Monday, May 20, 2019
Dickens's treatment of the theme of young love
I am by no means an expert on the work of Dickens, in particular his early novels, but it seems to me that another breakthrough from Dickens in his late-career novel Little Dorrit (1855 - not the 1860s as I'd guessed in an earlier post) is his treatment and depiction of young men in love. I think, from my limited recollection, that there is relatively little about love and courtship in his earlier novels, until the expansive late novels when he depicts mature love relationships in the great Bleak House. LD followed BH by a few years - w/ Hard Times, a Dickens one-off, and his shortest and most polemical novel - and LD is I think the first serious (albeit at times comic) depiction of young love. At about the 25% point, we get a few parallel chapters about the uncertainties and the heartbreak of young courtship: a deftly handled scene in which the protagonist, Arthur Clennom, visits the Meagles home and is obviously swooning over the young daughter, Pet, when a rival shows up, a crude and self-centered man who seems confident that Pet is in love w/ him - and Dickens has some wry observations about how disturbed and upset Arthur would be "if he were in love w/ Pet." We see and feel the painful hesitation of a man who does not know how to express his feelings and speak for himself, possibly letting the potential love of his life slip away (into a terrible marriage).
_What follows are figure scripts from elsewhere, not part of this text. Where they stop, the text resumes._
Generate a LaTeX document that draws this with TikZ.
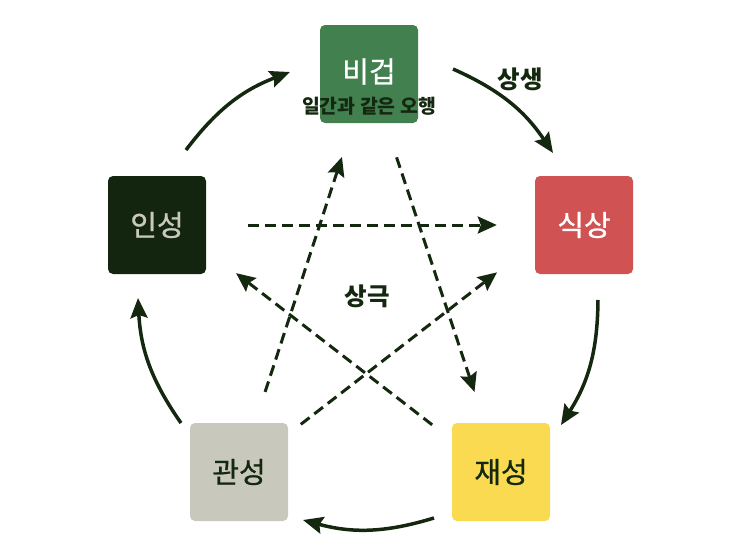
\documentclass[tikz,border=0pt]{standalone}
\usepackage{fontspec}
\setmainfont{Noto Sans CJK KR}
\newfontfamily\boxfont[FakeBold=0.8]{Noto Sans CJK KR}
\usepackage{xcolor}
\usetikzlibrary{arrows.meta}

\definecolor{ink}{HTML}{14280F}
\definecolor{wood}{HTML}{42804F}
\definecolor{fire}{HTML}{D05252}
\definecolor{water}{HTML}{13250F}
\definecolor{metal}{HTML}{C8C8BC}
\definecolor{earth}{HTML}{FADA50}

\tikzset{
  box/.style={rounded corners=5pt, minimum width=98pt, minimum height=98pt,
    inner sep=0pt, font=\boxfont\fontsize{29}{33}\selectfont},
  saeng/.style={ink, line width=3.5pt, -{Stealth[length=20pt,width=17pt,inset=3pt]}},
  geuk/.style={ink, line width=3pt, dash pattern=on 11pt off 6pt,
    -{Stealth[length=19pt,width=17pt,inset=3pt]}},
  tag/.style={ink, font=\bfseries\fontsize{24.5}{28}\selectfont},
}

\begin{document}
\begin{tikzpicture}[x=1pt,y=1pt]
  \useasboundingbox (0,0) rectangle (740,-549);

  % five boxes
  \node[box, fill=wood] (bigeop) at (369,-74) {};
  \node[box, fill=fire, text=white] (siksang) at (584,-225) {식상};
  \node[box, fill=water, text=metal] (inseong) at (157,-225) {인성};
  \node[box, fill=metal, text=ink] (gwanseong) at (239,-472) {관성};
  \node[box, fill=earth, text=ink] (jaeseong) at (501,-472) {재성};

  \node[text=white, font=\boxfont\fontsize{29}{33}\selectfont] (bigeop-name)
    at ([yshift=2.5pt]bigeop.center) {비겁};
  \node[ink, font=\bfseries\fontsize{19.4}{22}\selectfont] (bigeop-sub)
    at ([yshift=-32pt]bigeop.center) {일간과 같은 오행};

  % outer circle
  \coordinate (a1s) at (186,-150); \coordinate (a1e) at (290,-72);
  \coordinate (a2s) at (453,-69);  \coordinate (a2e) at (553,-153);
  \coordinate (a3s) at (598,-300); \coordinate (a3e) at (561,-425);
  \coordinate (a4s) at (434,-518); \coordinate (a4e) at (303,-520);
  \coordinate (a5s) at (181,-423); \coordinate (a5e) at (138,-298);

  \draw[saeng] (a1s) to[bend left=16] (a1e);
  \draw[saeng] (a2s) to[bend left=16] (a2e);
  \draw[saeng] (a3s) to[bend left=16] (a3e);
  \draw[saeng] (a4s) to[bend left=16] (a4e);
  \draw[saeng] (a5s) to[bend left=16] (a5e);

  \node[tag] (saeng-label) at (520,-79) {상생};

  % inner star
  \draw[geuk, shorten <=42pt, shorten >=38pt] (inseong) -- (siksang);
  \draw[geuk, shorten <=32.5pt, shorten >=35.5pt] (gwanseong) -- (bigeop);
  \draw[geuk, shorten <=36pt, shorten >=32.5pt] (bigeop) -- (jaeseong);
  \draw[geuk, shorten <=16pt, shorten >=110pt] (gwanseong) -- ([yshift=20pt]siksang.center);
  \draw[geuk, shorten <=87pt, shorten >=100pt]
    ([yshift=-6pt]jaeseong.center) -- ([yshift=13pt]inseong.center);

  \node[tag] (geuk-label) at (367,-296) {상극};
\end{tikzpicture}
\end{document}
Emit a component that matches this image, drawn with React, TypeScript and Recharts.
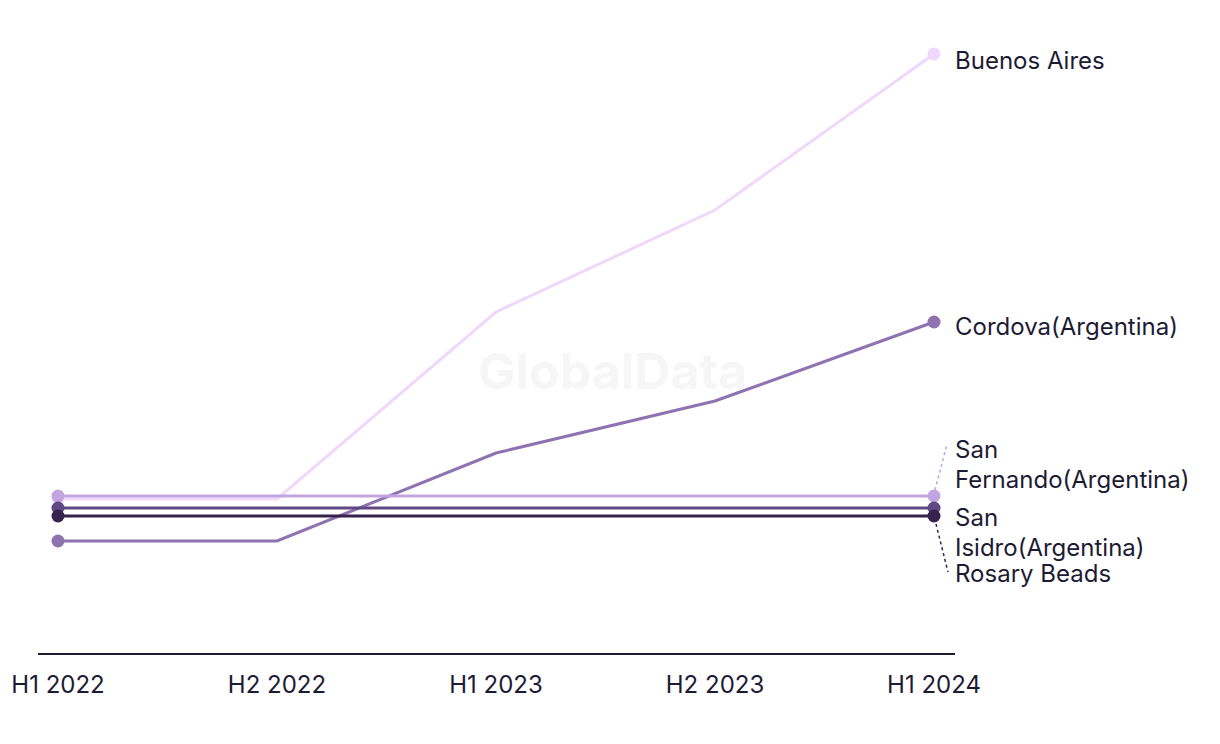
import { LineChart, Line, XAxis, YAxis, LabelList } from 'recharts'

// Periods on the x axis
const periods = ['H1 2022', 'H2 2022', 'H1 2023', 'H2 2023', 'H1 2024']

// Values (no visible y scale, relative units)
const buenosAires = [15.5, 15.5, 34.2, 44.4, 60]
const cordova = [11.3, 11.3, 20.1, 25.3, 33.2]
const sanFernando = [15.8, 15.8, 15.8, 15.8, 15.8]
const sanIsidro = [14.6, 14.6, 14.6, 14.6, 14.6]
const rosaryBeads = [13.8, 13.8, 13.8, 13.8, 13.8]

const TEXT = '#1d1b34'
const FONT = 'Inter, "Liberation Sans", Arial, sans-serif'

// Series config: key, colour, label lines, label placement relative to last point
const series = [
  { key: 'ba', name: 'Buenos Aires', color: '#efd8fb', lines: ['Buenos Aires'], dy: 15, link: null },
  { key: 'co', name: 'Cordova(Argentina)', color: '#8e72b2', lines: ['Cordova(Argentina)'], dy: 13, link: null },
  { key: 'sf', name: 'San Fernando(Argentina)', color: '#c2a4e0', lines: ['San', 'Fernando(Argentina)'], dy: -38, link: [1, -6, 13, -52] },
  { key: 'si', name: 'San Isidro(Argentina)', color: '#5d4983', lines: ['San', 'Isidro(Argentina)'], dy: 18, link: null },
  { key: 'rb', name: 'Rosary Beads', color: '#37224f', lines: ['Rosary Beads'], dy: 66, link: [2, 8, 14, 56] },
]

const data = periods.map((p, i) => ({
  period: p,
  ba: buenosAires[i],
  co: cordova[i],
  sf: sanFernando[i],
  si: sanIsidro[i],
  rb: rosaryBeads[i],
}))

const last = periods.length - 1

const makeDot = (color: string) => (props: any) => {
  const { cx, cy, index } = props
  if (index !== 0 && index !== last) return <g key={`d-${index}`} />
  return <circle key={`d-${index}`} cx={cx} cy={cy} r={6.5} fill={color} />
}

const makeLabel = (s: (typeof series)[number]) => (props: any) => {
  const { x, y, index } = props
  if (index !== last) return null
  return (
    <g>
      {s.link && (
        <line
          x1={x + s.link[0]}
          y1={y + s.link[1]}
          x2={x + s.link[2]}
          y2={y + s.link[3]}
          stroke={s.color}
          strokeWidth={1.5}
          strokeDasharray="3 3"
        />
      )}
      {s.lines.map((t, i) => (
        <text key={i} x={x + 21} y={y + s.dy + i * 30} fill={TEXT} fontSize={24} fontFamily={FONT}>
          {t}
        </text>
      ))}
    </g>
  )
}

export default function App() {
  return (
    <div style={{ position: 'relative', width: 1212, height: 728, background: '#fff' }}>
      <div
        style={{
          position: 'absolute',
          left: 470,
          top: 333,
          fontFamily: FONT,
          fontWeight: 700,
          fontSize: 50,
          color: '#f6f6f6',
        }}
      >
        GlobalData
      </div>
      <div style={{ position: 'absolute', left: 0, top: 0 }}>
        <LineChart width={1212} height={728} data={data} margin={{ top: 46, right: 265, bottom: 42, left: 30 }}>
          <XAxis
            dataKey="period"
            padding={{ left: 20, right: 21 }}
            axisLine={{ stroke: TEXT, strokeWidth: 2 }}
            tickLine={false}
            tickMargin={16}
            height={40}
            tick={{ fill: TEXT, fontSize: 24, fontFamily: FONT }}
            interval={0}
          />
          <YAxis hide domain={[0, 60]} />
          {series.map((s) => (
            <Line
              key={s.key}
              dataKey={s.key}
              name={s.name}
              stroke={s.color}
              strokeWidth={3}
              dot={makeDot(s.color)}
              activeDot={false}
              isAnimationActive={false}
              type="linear"
            >
              <LabelList dataKey={s.key} content={makeLabel(s)} />
            </Line>
          ))}
        </LineChart>
      </div>
    </div>
  )
}
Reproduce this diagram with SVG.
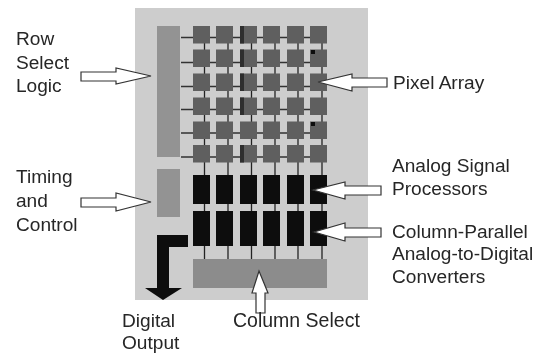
<svg xmlns="http://www.w3.org/2000/svg" width="540" height="353" viewBox="0 0 540 353">
<defs>
<style>
text{font-family:"Liberation Sans",Arial,sans-serif;font-size:19.1px;fill:#262626}
.p{fill:#5f5f5f}
.s{fill:#2f2f2f}
.d{fill:#0f0f0f}
.g{fill:#939393}
.a{fill:#fff;stroke:#333;stroke-width:1.2}
.c{stroke:#333;stroke-width:1.3;fill:none}
.v{stroke:#222;stroke-width:1.3;fill:none}
</style>
<filter id="soft" x="0" y="0" width="100%" height="100%"><feGaussianBlur stdDeviation="0.4"/></filter>
<rect id="px" width="17" height="17.500"/>
<rect id="ap" width="17" height="29"/>
<rect id="ad" width="17" height="35"/>
</defs>
<rect width="540" height="353" fill="#fff"/>
<g filter="url(#soft)">
<rect id="panel" x="135" y="8" width="233" height="292" fill="#cdcdcd"/>
<g id="connectors">
<path class="c" d="M181 37.500H327M181 62.500H327M181 86.500H327M181 109.500H327M181 133H327M181 157H327"/>
<path class="v" d="M204.500 43V259M228 43V259M251.500 43V259M275 43V259M298 43V259M322 43V259"/>
</g>
<g id="row-select-logic"><rect class="g" x="157" y="26" width="23" height="131"/></g>
<g id="timing-control"><rect class="g" x="157" y="169" width="23" height="48"/></g>
<g id="pixel-array">
<use href="#px" class="p" x="193" y="26"/><use href="#px" class="p" x="216" y="26"/><use href="#px" class="p" x="240" y="26"/><use href="#px" class="p" x="263" y="26"/><use href="#px" class="p" x="287" y="26"/><use href="#px" class="p" x="310" y="26"/>
<use href="#px" class="p" x="193" y="49.500"/><use href="#px" class="p" x="216" y="49.500"/><use href="#px" class="p" x="240" y="49.500"/><use href="#px" class="p" x="263" y="49.500"/><use href="#px" class="p" x="287" y="49.500"/><use href="#px" class="p" x="310" y="49.500"/>
<use href="#px" class="p" x="193" y="73.500"/><use href="#px" class="p" x="216" y="73.500"/><use href="#px" class="p" x="240" y="73.500"/><use href="#px" class="p" x="263" y="73.500"/><use href="#px" class="p" x="287" y="73.500"/><use href="#px" class="p" x="310" y="73.500"/>
<use href="#px" class="p" x="193" y="97.500"/><use href="#px" class="p" x="216" y="97.500"/><use href="#px" class="p" x="240" y="97.500"/><use href="#px" class="p" x="263" y="97.500"/><use href="#px" class="p" x="287" y="97.500"/><use href="#px" class="p" x="310" y="97.500"/>
<use href="#px" class="p" x="193" y="121.500"/><use href="#px" class="p" x="216" y="121.500"/><use href="#px" class="p" x="240" y="121.500"/><use href="#px" class="p" x="263" y="121.500"/><use href="#px" class="p" x="287" y="121.500"/><use href="#px" class="p" x="310" y="121.500"/>
<use href="#px" class="p" x="193" y="145"/><use href="#px" class="p" x="216" y="145"/><use href="#px" class="p" x="240" y="145"/><use href="#px" class="p" x="263" y="145"/><use href="#px" class="p" x="287" y="145"/><use href="#px" class="p" x="310" y="145"/>
<rect class="s" x="240" y="26" width="4" height="17.500"/><rect class="s" x="240" y="49.500" width="4" height="17.500"/><rect class="s" x="240" y="73.500" width="4" height="17.500"/><rect class="s" x="240" y="97.500" width="4" height="17.500"/><rect class="s" x="240" y="145" width="4" height="17.500"/>
<rect class="d" x="311" y="50" width="4" height="4"/><rect class="d" x="311" y="122" width="4" height="4"/>
</g>
<g id="analog-signal-processors">
<use href="#ap" class="d" x="193" y="175"/><use href="#ap" class="d" x="216" y="175"/><use href="#ap" class="d" x="240" y="175"/><use href="#ap" class="d" x="263" y="175"/><use href="#ap" class="d" x="287" y="175"/><use href="#ap" class="d" x="310" y="175"/>
</g>
<g id="adc">
<use href="#ad" class="d" x="193" y="211"/><use href="#ad" class="d" x="216" y="211"/><use href="#ad" class="d" x="240" y="211"/><use href="#ad" class="d" x="263" y="211"/><use href="#ad" class="d" x="287" y="211"/><use href="#ad" class="d" x="310" y="211"/>
</g>
<g id="column-select"><rect x="193" y="259" width="134" height="29" fill="#8c8c8c"/></g>
<g id="digital-output-arrow"><polygon class="d" points="188,235 157,235 157,288 145,288 163,300 182,288 169,288 169,247 188,247"/></g>
<g id="callouts">
<polygon class="a" points="81,72 116,72 116,68 151,76 116,84 116,81 81,81"/>
<polygon class="a" points="81,198 116,198 116,193 151,202 116,211 116,207 81,207"/>
<polygon class="a" points="387,78 352,78 352,74 318,82 352,91 352,87 387,87"/>
<polygon class="a" points="381,186 345,186 345,182 313,190 345,199 345,195 381,195"/>
<polygon class="a" points="381,228 345,228 345,223 314,232 345,241 345,237 381,237"/>
<polygon class="a" points="256,313 256,293 252,293 259,271 268,293 265,293 265,313"/>
</g>
<g id="labels">
<text x="16" y="45">Row</text><text x="16" y="69">Select</text><text x="16" y="92">Logic</text>
<text x="16" y="183">Timing</text><text x="16" y="207">and</text><text x="16" y="231">Control</text>
<text x="393" y="89">Pixel Array</text>
<text x="392" y="172">Analog Signal</text><text x="392" y="195">Processors</text>
<text x="392" y="238">Column-Parallel</text><text x="392" y="260">Analog-to-Digital</text><text x="392" y="283">Converters</text>
<text x="122" y="327">Digital</text><text x="122" y="349">Output</text>
<text x="233" y="327" style="font-size:19.5px">Column Select</text>
</g>
</g>
</svg>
In a parallel chapter, D depicts the young son of the Marshalsea prison "turnkey" who is in love w/ the eponymous Little (aka Amy) Dorrit - and after an awkward conversation w/ her father he follows LD to a bridge where she stands and sadly contemplates the flow of the stream below her, and he asks permission to speak to her and she, in the most polite but firm words imaginable, tells him that he should leave her alone and forget about ever winning her affection; he walks off in deep, perhaps even suicidal, sorrow (he imagines the words that would be engraved on his tombstone). We get in these two chapters all of the pain and missed connections of youth and love - a new turn for Dickens I think, and a theme he would develop further a few years later in what's probably his finest novel, Great Expectations.